At the sustaining of Elders Nelson and Oaks to the apostleship, President Hinckley testified of a similar revelatory process still taking place. Note again the roles of prayer, revelation, discipleship, and witness of Christ.

“Yesterday we sustained two of our Brethren in this sacred calling, thus, after they are ordained, filling the Council of the Twelve Apostles. I want to give you my testimony that they were chosen and called by the spirit of prophecy and revelation. There was much of prayer concerning this matter. There was discussion with President Kimball, the prophet of the Lord in our day, and a clear statement from him, for his is the prerogative in these matters. There was a clear and distinct impression, what I choose to call the whisperings of the Holy Spirit, concerning those who should be selected to assume this most important and sacred responsibility. These who have been called are men of experience in the world and in the Church. …

 

“Their service in the Church has been noteworthy. Since the time they were boys, each has been faithful and active.
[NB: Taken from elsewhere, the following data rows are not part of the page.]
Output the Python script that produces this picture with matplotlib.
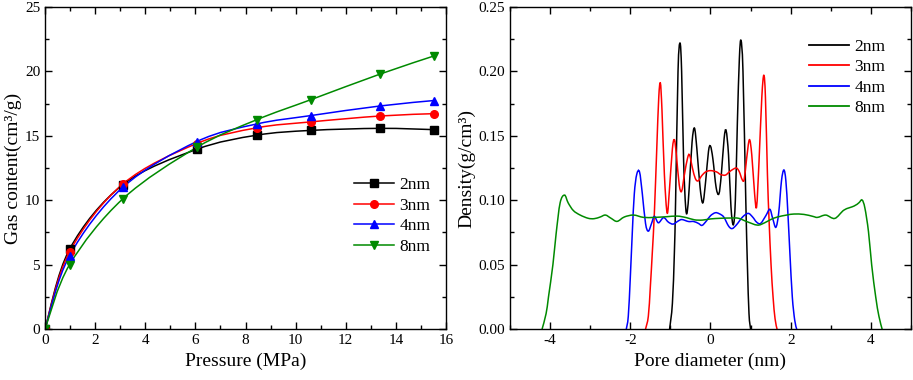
import matplotlib
matplotlib.use("Agg")
import matplotlib.pyplot as plt
import numpy as np
from matplotlib.path import Path
from matplotlib.patches import PathPatch
from matplotlib.lines import Line2D
from matplotlib.ticker import MultipleLocator

plt.rcParams["font.family"] = ["Liberation Serif", "DejaVu Serif"]
plt.rcParams["axes.unicode_minus"] = False

# ---- left panel: gas content vs pressure ----
pressure = [0, 0.98, 3.1, 6.05, 8.45, 10.6, 13.38, 15.52]
gas_2nm = [0, 6.2, 11.2, 13.95, 15.05, 15.42, 15.58, 15.48]
gas_3nm = [0, 6.0, 11.25, 14.4, 15.62, 16.08, 16.54, 16.72]
gas_4nm = [0, 5.7, 11.0, 14.55, 15.92, 16.57, 17.32, 17.74]
gas_8nm = [0, 5.0, 10.1, 14.1, 16.25, 17.8, 19.8, 21.2]

# ---- right panel: density profiles ----
d_2nm = [-1.02, -0.95, -0.90, -0.87, -0.81, -0.76, -0.72, -0.67, -0.62, -0.58,
         -0.53, -0.46, -0.40, -0.34, -0.26, -0.19, -0.12, -0.05, 0.0, 0.06,
         0.14, 0.21, 0.27, 0.34, 0.39, 0.45, 0.51, 0.57, 0.62, 0.67,
         0.72, 0.76, 0.81, 0.88, 0.92, 0.96, 1.0]
rho_2nm = [0, 0.02, 0.06, 0.10, 0.20, 0.222, 0.20, 0.13, 0.095, 0.091,
           0.11, 0.145, 0.156, 0.14, 0.11, 0.098, 0.115, 0.138, 0.142, 0.132,
           0.11, 0.105, 0.12, 0.148, 0.154, 0.135, 0.095, 0.081, 0.10, 0.16,
           0.21, 0.224, 0.20, 0.10, 0.05, 0.012, 0]

d_3nm = [-1.62, -1.55, -1.50, -1.45, -1.40, -1.34, -1.29, -1.25, -1.21, -1.15,
         -1.08, -1.02, -0.95, -0.90, -0.85, -0.78, -0.72, -0.65, -0.57, -0.52,
         -0.45, -0.38, -0.31, -0.22, -0.12, 0.0, 0.15, 0.25, 0.37, 0.47,
         0.56, 0.65, 0.72, 0.79, 0.84, 0.90, 0.97, 1.03, 1.10, 1.15,
         1.21, 1.28, 1.33, 1.37, 1.42, 1.46, 1.51, 1.56, 1.61, 1.66]
rho_3nm = [0, 0.01, 0.033, 0.06, 0.09, 0.14, 0.18, 0.191, 0.17, 0.12,
           0.09, 0.11, 0.14, 0.147, 0.135, 0.112, 0.107, 0.12, 0.133, 0.135,
           0.125, 0.117, 0.115, 0.119, 0.122, 0.123, 0.122, 0.12, 0.1195, 0.122,
           0.124, 0.125, 0.122, 0.116, 0.116, 0.132, 0.147, 0.135, 0.105, 0.095,
           0.13, 0.18, 0.197, 0.18, 0.12, 0.085, 0.05, 0.025, 0.008, 0]

d_4nm = [-2.10, -2.05, -2.00, -1.95, -1.90, -1.84, -1.77, -1.70, -1.62, -1.55,
         -1.47, -1.40, -1.30, -1.17, -1.05, -0.93, -0.80, -0.71, -0.55, -0.42,
         -0.30, -0.21, -0.10, 0.0, 0.12, 0.22, 0.33, 0.45, 0.54, 0.65,
         0.80, 0.94, 1.05, 1.15, 1.25, 1.38, 1.48, 1.55, 1.63, 1.70,
         1.77, 1.83, 1.88, 1.93, 1.98, 2.04, 2.10, 2.15]
rho_4nm = [0, 0.01, 0.04, 0.075, 0.105, 0.12, 0.122, 0.105, 0.082, 0.076,
           0.082, 0.0875, 0.0825, 0.0865, 0.083, 0.0815, 0.084, 0.085, 0.0835, 0.0835,
           0.082, 0.0805, 0.084, 0.088, 0.0903, 0.0895, 0.087, 0.080, 0.078, 0.081,
           0.087, 0.0898, 0.087, 0.083, 0.082, 0.088, 0.093, 0.086, 0.079, 0.09,
           0.115, 0.1235, 0.115, 0.09, 0.059, 0.025, 0.007, 0]

d_8nm = [-4.20, -4.10, -4.04, -3.93, -3.85, -3.75, -3.64, -3.55, -3.42, -3.25,
         -3.05, -2.90, -2.75, -2.62, -2.48, -2.33, -2.15, -1.92, -1.67, -1.40,
         -1.10, -0.83, -0.60, -0.40, -0.20, 0.0, 0.25, 0.50, 0.70, 0.90,
         1.17, 1.35, 1.50, 1.67, 1.90, 2.08, 2.33, 2.55, 2.67, 2.875,
         3.10, 3.33, 3.58, 3.70, 3.78, 3.85, 3.94, 4.02, 4.12, 4.20, 4.28]
rho_8nm = [0, 0.012, 0.025, 0.05, 0.074, 0.098, 0.104, 0.098, 0.092, 0.0885,
           0.086, 0.0857, 0.087, 0.0885, 0.086, 0.0836, 0.087, 0.0885, 0.0867, 0.0867,
           0.0872, 0.0877, 0.0865, 0.0848, 0.0846, 0.0855, 0.086, 0.0862, 0.086, 0.0835,
           0.0807, 0.0825, 0.085, 0.087, 0.0885, 0.0893, 0.089, 0.0875, 0.0867, 0.0885,
           0.0859, 0.0924, 0.0955, 0.098, 0.1002, 0.094, 0.0756, 0.0497, 0.025, 0.01, 0]

labels = ["2nm", "3nm", "4nm", "8nm"]
colors = ["black", "#ff0000", "#0000ff", "#008a00"]
markers = ["s", "o", "^", "v"]


def smooth_path(x, y):
    """Catmull-Rom curve through the points, drawn as cubic Bezier segments."""
    pts = np.column_stack([x, y]).astype(float)
    n = len(pts)
    verts = [pts[0]]
    codes = [Path.MOVETO]
    for i in range(n - 1):
        p0 = pts[i - 1] if i > 0 else pts[i]
        p1 = pts[i]
        p2 = pts[i + 1]
        p3 = pts[i + 2] if i + 2 < n else pts[i + 1]
        verts += [p1 + (p2 - p0) / 6, p2 - (p3 - p1) / 6, p2]
        codes += [Path.CURVE4] * 3
    return Path(verts, codes)


def style_axes(ax):
    ax.tick_params(which="both", direction="in", top=True, right=True, labelsize=11)
    ax.tick_params(which="major", length=5, width=1)
    ax.tick_params(which="minor", length=3, width=1)
    for s in ax.spines.values():
        s.set_linewidth(1.0)


fig = plt.figure(figsize=(9.13, 3.8), dpi=100)
ax1 = fig.add_axes([0.0493, 0.134, 0.4392, 0.8476])
ax2 = fig.add_axes([0.5586, 0.134, 0.4392, 0.8476])

# left panel
gas = [gas_2nm, gas_3nm, gas_4nm, gas_8nm]
handles = []
for g, c, m, lab in zip(gas, colors, markers, labels):
    ax1.add_patch(PathPatch(smooth_path(pressure, g), fill=False, edgecolor=c, lw=1.1))
    ax1.plot(pressure, g, ls="none", marker=m, color=c, markersize=5.5)
    handles.append(Line2D([], [], color=c, lw=1.1, marker=m, markersize=5.5, label=lab))

ax1.set_xlim(0, 16)
ax1.set_ylim(0, 25)
ax1.xaxis.set_major_locator(MultipleLocator(2))
ax1.xaxis.set_minor_locator(MultipleLocator(1))
ax1.yaxis.set_major_locator(MultipleLocator(5))
ax1.yaxis.set_minor_locator(MultipleLocator(2.5))
ax1.set_xlabel("Pressure (MPa)", fontsize=14)
ax1.set_ylabel("Gas content(cm³/g)", fontsize=14, labelpad=2)
style_axes(ax1)
ax1.legend(handles=handles, loc="upper right", bbox_to_anchor=(1.0, 0.52), frameon=False,
           fontsize=12.5, handlelength=2.3, handletextpad=0.3, labelspacing=0.25)

# right panel
dens_x = [d_2nm, d_3nm, d_4nm, d_8nm]
dens_y = [rho_2nm, rho_3nm, rho_4nm, rho_8nm]
handles2 = []
for dx, dy, c, lab in zip(dens_x, dens_y, colors, labels):
    ax2.add_patch(PathPatch(smooth_path(dx, dy), fill=False, edgecolor=c, lw=1.1))
    handles2.append(Line2D([], [], color=c, lw=1.3, label=lab))

ax2.set_xlim(-5, 5)
ax2.set_ylim(0, 0.25)
ax2.xaxis.set_major_locator(MultipleLocator(2))
ax2.xaxis.set_minor_locator(MultipleLocator(1))
ax2.yaxis.set_major_locator(MultipleLocator(0.05))
ax2.yaxis.set_minor_locator(MultipleLocator(0.025))
ax2.yaxis.set_major_formatter(plt.FormatStrFormatter("%.2f"))
ax2.set_xlabel("Pore diameter (nm)", fontsize=14)
ax2.set_ylabel("Density(g/cm³)", fontsize=14, labelpad=2)
style_axes(ax2)
ax2.legend(handles=handles2, loc="upper right", bbox_to_anchor=(0.975, 0.95), frameon=False,
           fontsize=12.5, handlelength=2.3, handletextpad=0.3, labelspacing=0.25)

fig.savefig("out.png", dpi=100)
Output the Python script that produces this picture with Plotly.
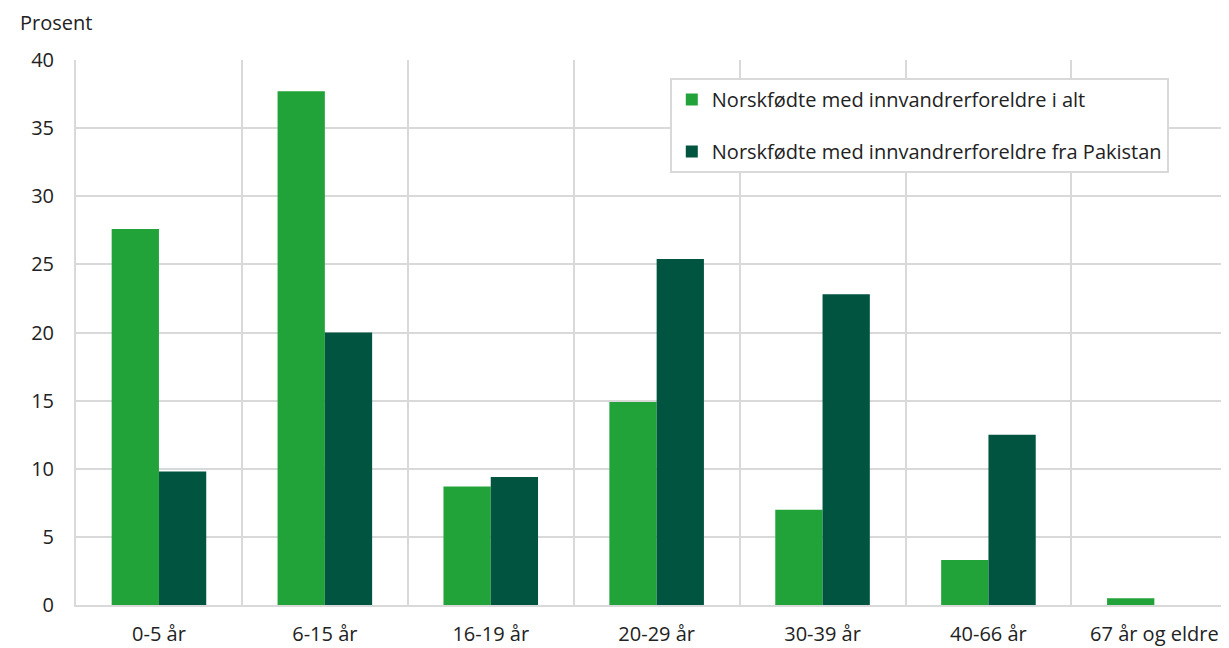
import plotly.graph_objects as go

categories = ["0-5 år", "6-15 år", "16-19 år", "20-29 år", "30-39 år", "40-66 år", "67 år og eldre"]
alt_values = [27.6, 37.7, 8.7, 14.9, 7.0, 3.3, 0.5]
pakistan_values = [9.8, 20.0, 9.4, 25.4, 22.8, 12.5, 0.0]
series_names = ["Norskfødte med innvandrerforeldre i alt", "Norskfødte med innvandrerforeldre fra Pakistan"]
y_ticks = [0, 5, 10, 15, 20, 25, 30, 35, 40]

FONT = "Open Sans"
GRID = "#d9d9d9"
FS = 20

fig = go.Figure()
fig.add_trace(go.Bar(x=categories, y=alt_values, name=series_names[0],
                     marker=dict(color="#22a33a", line=dict(width=0)), legendgroup="a"))
fig.add_trace(go.Bar(x=categories, y=pakistan_values, name=series_names[1],
                     marker=dict(color="#005440", line=dict(width=0)), legendgroup="b"))

fig.update_layout(
    width=1221, height=640,
    margin=dict(l=68, r=0, t=52, b=43),
    plot_bgcolor="white", paper_bgcolor="white",
    font=dict(family=FONT, size=FS, color="#222222"),
    barmode="group", bargap=0.43, bargroupgap=0,
    showlegend=True,
    legend=dict(x=0.515, y=0.967, xanchor="left", yanchor="top",
                bordercolor=GRID, borderwidth=2, bgcolor="white",
                font=dict(family=FONT, size=FS, color="#222222"),
                tracegroupgap=23, traceorder="grouped",
                itemwidth=30),
    xaxis=dict(type="category", tickson="boundaries", showgrid=True, gridcolor=GRID, gridwidth=1.5,
               range=[-0.5, 6.45], ticks="", showline=True, linecolor=GRID, linewidth=2,
               automargin=False,
               tickfont=dict(family=FONT, size=FS, color="#222222"), ticklabelstandoff=10),
    yaxis=dict(range=[0, 40], tickvals=y_ticks, showgrid=True, gridcolor=GRID, gridwidth=1.5,
               zeroline=False, ticks="", tickfont=dict(family=FONT, size=FS, color="#222222"),
               automargin=False,
               ticklabelstandoff=16, showline=True, linecolor=GRID, linewidth=2),
    annotations=[dict(text="Prosent", xref="paper", yref="paper", x=-0.0503, y=1.0, yshift=38,
                      xanchor="left", yanchor="middle", showarrow=False,
                      font=dict(family=FONT, size=FS, color="#222222"))],
)

fig.write_html("out.html")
Each has served in a stake presidency. Each has served as a Regional Representative. They have been involved in many capacities of Church service, and have performed with excellence in each instance. But this is not why they were called.

 

“They were called because the Lord wanted them in this office as men who have a witness of his divinity, and whose voices have been and will be raised in testimony of his reality.” (Special Witnesses for Christ by President Gordon B. Hinckley, April 1984 General Conference).

 

With the passing of Elder Perry, the governing councils of the Church will follow the long-established pattern. The President of the Church (Christ, Peter, Joseph Smith presiding over the Three Witnesses, Spencer W. Kimball, and today Thomas S. Monson) will counsel with leading disciples (Christ apparently counselled solely with His Father, Peter with 120 disciples, Joseph with the Three Witnesses, President Kimball with the First Presidency, and President Monson also with the First Presidency and any other Councils he wishes to include), seek God’s counsel through prayer, receive revelation, and challenge the newly ordained apostle to live up to his calling.